In what has been a drawn-out political strip-tease, the government's intentions for a tax reductions package are becoming clearer, after plenty of talk but little detail about a $3 billion tax package from former Prime Minister John Key throughout this past term.
Cuts to income tax rates are off the table, but changes to tax thresholds are looking more likely, as Finance Minister Steven Joyce prepares to deliver his first Budget.
Mr Joyce has already talked about wanting to raise the threshold for the median wage. At the moment a 30 percent tax rate kicks in for earnings over $48,000.
But it is difficult to target one particular group of taxpayers, especially those in the lower brackets - partly because it costs so much to give them a decent increase because their earnings are proportionally lower, and also because any changes benefit those in higher brackets too.
The Budget package could therefore also include changes to entitlements like the accommodation supplement and Working for Families - and because it is election year, the package is likely to come with a hefty price tag.
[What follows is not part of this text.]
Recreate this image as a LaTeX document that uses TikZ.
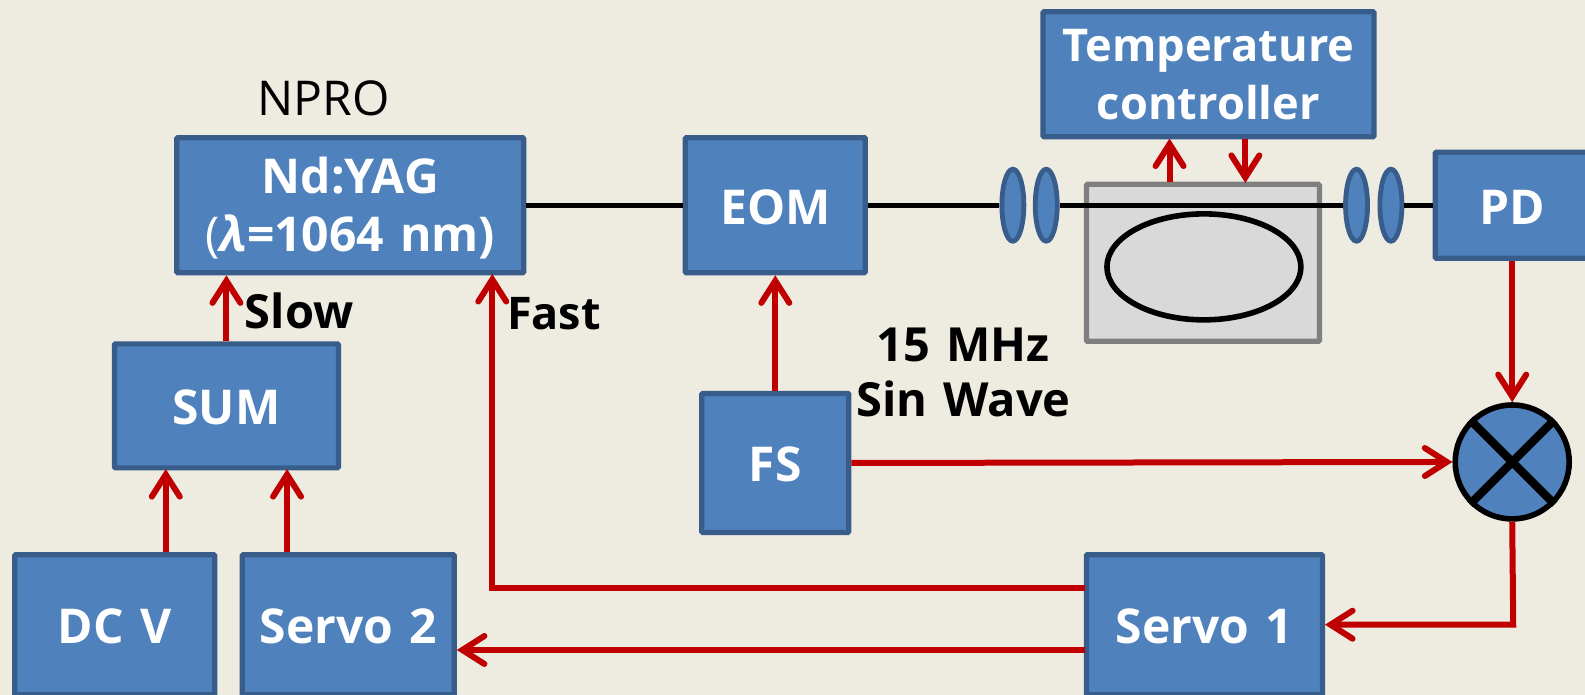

That would leave Labour in an interesting position.
If the government times the introduction of the package for next year, Labour would either be faced with accepting the package within its own spending budget - curtailing the amount it could allocate for other election promises - or tell low and middle income earners that under Labour, they would not get the income relief promised by a fourth term National government.
The government has also talked up this week's $11bn infrastructure announcement but the real increase happened late last year when the new infrastructure spend was almost trebled from the 2016 Budget to $9bn.
Despite denials from Mr Joyce, it is difficult to separate that spend from the relentless pressure the government faces over housing and, to a lesser extent, Auckland's clogged roading networks.
The Property Council has said infrastructure investment has been noticeably "throttled back" in recent years, which is severely impeding the supply of residential housing - a fact this new spending allowance seems to acknowledge.
The council has argued you cannot create new suburbs, or put more houses into existing ones, without having roads and public transport to get people around, or schools to educate local children.
Net migration figures remain stubbornly high and although the government relented over opposition criticism - or pre-empted formal Labour Party policy - and will crack down on the number of work visa approvals, it still argues there is no need for a broader review of immigration numbers.
While challenges with housing affordability are spreading to other parts of the country, many new arrivals are heading straight to Auckland, with no sign those numbers will abate any time soon.
That is not a situation the government can afford to ignore, particularly in election year, with about a third of the voting public resident in Auckland.
Labour leader Andrew Little has talked about cutting immigration by "tens of thousands" but has yet to give details.
His focus has been on the number of work visas and whether those jobs could be done by New Zealanders - so it would come as no surprise if Mr Little fleshed out Labour's immigration policy at the party's election year congress to be held in Wellington next month.